If you answer "no" or "not sure" to any of these, revise before issuing. Once a certificate goes out, it's associated with your brand permanently.
Why Certificate Design Matters More Than You Think
Here's the business case, put simply.
A well-designed certificate gets shared. Shares create brand impressions. Brand impressions reach people who haven't heard of your organization. Some of them become participants, students, customers, or community members.
An unverified PDF that looks like it was made in 2008 gets archived. The opportunity cost isn't just one certificate, it's every person who would have seen that share and had a positive impression of your organization.
At 500 certificates per event, a 30% share rate is 150 LinkedIn posts. At an average of 500 connections per post, that's 75,000 impressions, from people who opted into seeing your brand because someone they trust shared it.
That's real marketing value. And it costs exactly the same as issuing certificates nobody shares.
Creadefy's template designer is built specifically for organizations who want their credentials to get shared, with professional starting points, brand integration, and one-click social sharing for every recipient. Your design decisions live in the template. Issue once, and every certificate in the batch gets the same quality.
Once the certificate is issued, the next step is adding those certificates to LinkedIn — the design you put into the credential directly affects how well that post performs.

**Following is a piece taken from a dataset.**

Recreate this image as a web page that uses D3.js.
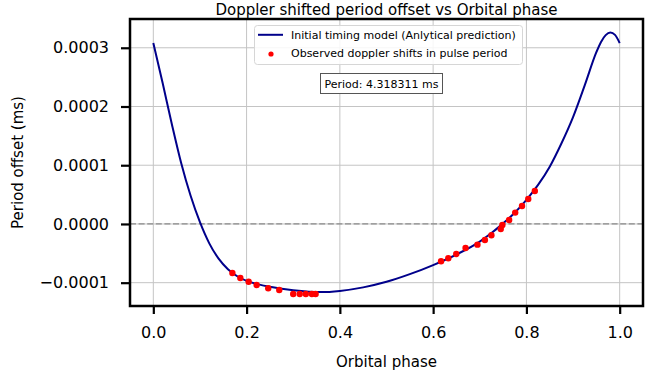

Ready to issue certificates that people actually want to share? see Creadefy's plans and start issuing credentials designed to be seen.
FAQ
What is the ideal size for a digital certificate?
For digital-first credentials, design at 1600x1130px (roughly A4 landscape at 96 DPI). This renders well on screens and exports cleanly for print at higher resolution if needed. Avoid designing at print-only resolutions unless you're producing physical certificates.
Should a digital certificate include a signature?
A signature adds perceived legitimacy, but only if it looks real. A scanned signature from the issuing authority (program director, organization head) carries more weight than a decorative script font. If you use a signature, include the person's name and title in printed text beneath it.
Does background color affect certificate sharing?
Yes. Certificates on white or near-white backgrounds render most consistently across devices and social platforms. Dark backgrounds can look striking but may cause legibility issues and don't always compress well for email or social sharing.
How important is the credential title on the certificate?
Very. The credential title is what recipients read to understand what the certificate represents, and it's what third parties see when verifying. Vague titles ("Certificate of Participation") are less valuable to recipients than specific ones ("Certificate of Participation, DevFest New Delhi 2025, AI Track"). Be descriptive.
Can I use the same template for different events?
Yes, and you should, with dynamic fields. Build a template with `{event_name}`, `{event_date}`, and `{recipient_name}` as placeholders. Update the fields for each event rather than designing a new template each time. Consistency in your template style builds brand recognition across every event you run.